READ: Nexus 7 (2013) Review
The situation was made worse on Twitter when Verizon Wireless’ social media support flat out told customers that the tablet won’t be working with its network and “can’t be activated.”
This would be a blow to Google as not only is Verizon the largest U.S. carrier, but the carrier also operates the largest LTE footprint of any U.S. carrier, guaranteeing that if you’re in a major market you’ll likely have LTE coverage.
When writer Jeff Jarvis asked Verizon about the tablet, the @VZWSupport Twitter handle responded to him saying, “I’m excited you got your Nexus 7 but not all LTE tablets are created equal.

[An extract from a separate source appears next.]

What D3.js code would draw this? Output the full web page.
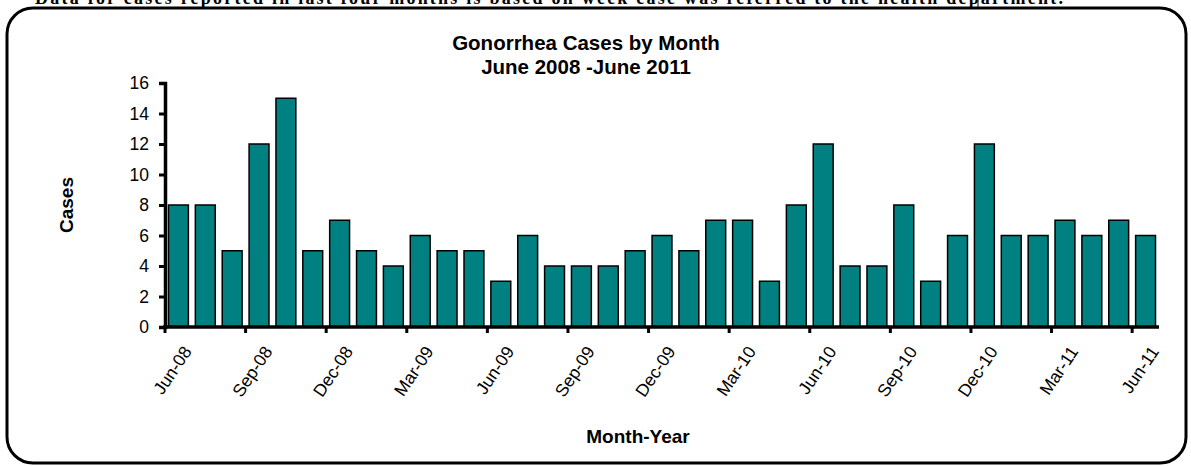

It’s not part of our line up & can’t be activated.”
The carrier has since responded and offered a statement to Android Central stating that the tablet is still being evaluated and once that is done, an official decision would be made.
“This is not yet a device that is Verizon 4G LTE certified,” Verizon told the publication. “We’ll let folks know when it’s certified.”
At this time, a number of users are reporting that though Verizon won’t activate the tablet as a new device with a new SIM, you can remove a SIM card from an existing device and place it in the Nexus 7 and the slate would connect fine to Verizon’s 4G LTE network. Jarvis had tried and a screenshot shows that his Nexus 7 LTE is able to connect fine to Verizon’s LTE network.
Unfortunately, Verizon won’t activate new SIM cards without a device that’s certified, so this means that new customers who want the Nexus 7 LTE and Verizon service won’t be able to do this unless they can borrow a data-only device for the SIM activation process from somewhere else.
Still, Verizon’s comments may be in violation of FCC rules. As Jarvis wrote in The Buzz Machine, in order to bid and win on the 700 MHz spectrum that Verizon currently operates its LTE network, the carrier had to make some concessions. One of which is that Verizon cannot “deny, limit, or restrict the ability of their customers to use the devices and applications of their choice on the licensee’s C Block network, except” when the devices are incompatible with the network, causes harmful interference, or is prohibited by the government.
With some irony, Google was another bidder in the spectrum and insisted that the FCC regulated the sale of the spectrum to ensure the very compliance. Now, Verizon’s policy is crippling Google’s unlocked device from operating on the LTE spectrum that Verizon had won in that bidding war.
Right now, the Google Play Store is listing three separate versions of the Nexus 7 LTE tablet. All three versions are sold unlocked and should work with any of the carriers that it was originally announced for, including AT&T, Verizon, and T-Mobile. There is a SIM unlocked version without a SIM in the event that you already have a SIM and service activated and just want to transfer your SIM over, an unlocked Nexus 7 LTE for AT&T’s network that will ship with a new AT&T SIM, and an unlocked Nexus 7 LTE for T-Mobile’s network that would ship with a new T-Mobile SIM. The tablet, the hardware, and the LTE bands that it supports is the same in all cases, so it really doesn’t matter which tablet you pick up in the end, provided you can get LTE service.
One potential reason that there may be a snag on Verizon is that though the tablet does fall back on 3G for GSM carriers, Verizon is a CDMA carrier and the Nexus 7 LTE doesn’t support Verizon’s older 3G CDMA or EV-DO network for data. This means that when outside of a Verizon LTE coverage area, you cannot connect to Verizon’s 3G network. On AT&T and T-Mobile, you can fall back on GSM/UMTS/HSPA+ for 3G data when outside of those GSM carriers’ LTE network coverage area. In Verizon’s case, the issue may not be too big of a problem given that Verizon has nearly blanketed its entire 3G network with 4G LTE coverage, so in theory you don’t need to fall back to 3G unless you venture off into some obscure area or when Verizon’s LTE network is temporarily down, as was the case a few times in the past when Verizon was building its network.